Stark-Watzinger besucht Taiwan: Eine Reise, die in China nicht gut ankommt

Die Bundesministerin für Bildung und Forschung Bettina Stark-Watzinger ist seit langem das erste Kabinettsmitglied, das Taiwan besucht. Eine heikle Reise.
Reisediplomatie in Verbindung mit Taiwan hat immer etwas Hochpolitisches. Die Reise von Bundesbildungsministerin Bettina Stark-Watzinger (FDP) zu dem Inselstaat, der von der Volksrepublik China als abtrünnig betrachtet wird, zieht deshalb besondere Aufmerksamkeit nach sich. Stark-Watzinger ist am Montag zu ihrem zweitägigen Besuch aufgebrochen, offiziell um Kooperationen in Forschung und Bildung auszuloten.
Dabei geht es um mehr: Die Bildungsministerin ist seit den Neunzigerjahren des vorherigen Jahrhunderts das erste Kabinettsmitglied, das offiziell in die Hauptstadt Taipeh zu politischen Gesprächen reist. Damals war es der verstorbene Wirtschaftsminister Günter Rexrodt, wie Stark-Watzinger ein Freidemokrat, der sich über Proteste Chinas hinwegsetzte. Auffällig ist das Interesse der FDP für Taiwan: Im Januar hielt sich die Verteidigungspolitikerin Agnes Strack-Zimmermann zu Gesprächen in Taipeh auf - unter den kritischen Augen Pekings. Im Falle Stark-Watzingers ließ die chinesische Botschaft in Berlin nicht lange auf ihren Protest warten, verbunden mit der Mahnung, „sich ohne Abstriche an das Ein-China-Prinzip“ zu halten.
Die Ein-China-Politik lässt im politischen Alltag ranghohe Kontakte zu Taiwans Regierung nicht zu. Ein Bruch dieser Praxis erfreut zwar die gegenwärtige Regierung in Taiwan, die angesichts von Chinas Drohungen, sich den Inselstaat wenn nötig gewaltsam einzuverleiben, derzeit verstärkt auf Partnersuche ist. In diplomatischen Kreisen Taiwans ist von einem „Testballon“ die Rede. Denn auch in der deutschen Politik gibt es viele kritische Stimmen, die eine Provokation Pekings durch den ranghohen Besuch einer deutschen Ministerin für unnötig oder sogar fahrlässig halten.
Solche Stimmen sind besonders deutlich aus der SPD-Bundestagsfraktion zu hören. Der SPD-Kanzler Olaf Scholz ist bemüht, das Verhältnis zu China trotz des Ukraine-Krieges, der selbstbewussten Machtpolitik des chinesischen Präsidenten Xi Jinping sowie der gegenwärtigen geostrategischen Lage nicht weiter verschlechtern zu lassen.
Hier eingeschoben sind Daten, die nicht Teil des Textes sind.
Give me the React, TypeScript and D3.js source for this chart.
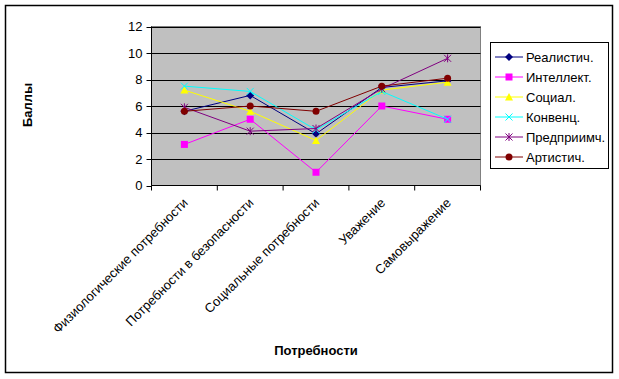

Die schwierige Reisediplomatie ist aber nicht nur Sache ausländischer Staaten, sondern wird auch innenpolitisch heiß diskutiert. Der frühere taiwanische Präsident Ma Ying-jeou will in der kommenden Woche nach China reisen. Er ist damit der erste ehemalige oder amtierende taiwanische Staatschef, der die Volksrepublik besucht - ein Novum, das Kritik hervorruft.
Ma ist Mitglied der taiwanischen - und im Vergleich zur Regierung chinafreundlichen - Oppositionspartei Kuomintang und Vorgänger von Präsidentin Tsai Ing-wen von der chinakritischen Demokratischen Fortschrittspartei. Tsai regiert seit 2016. Mas Reise hat mit der Präsidentschaftswahl 2024 zu tun: Die Volksrepublik rollt Taiwans Opposition den roten Teppich aus, in der Hoffnung, dass diese im nächsten Jahr die Wahl gewinnt.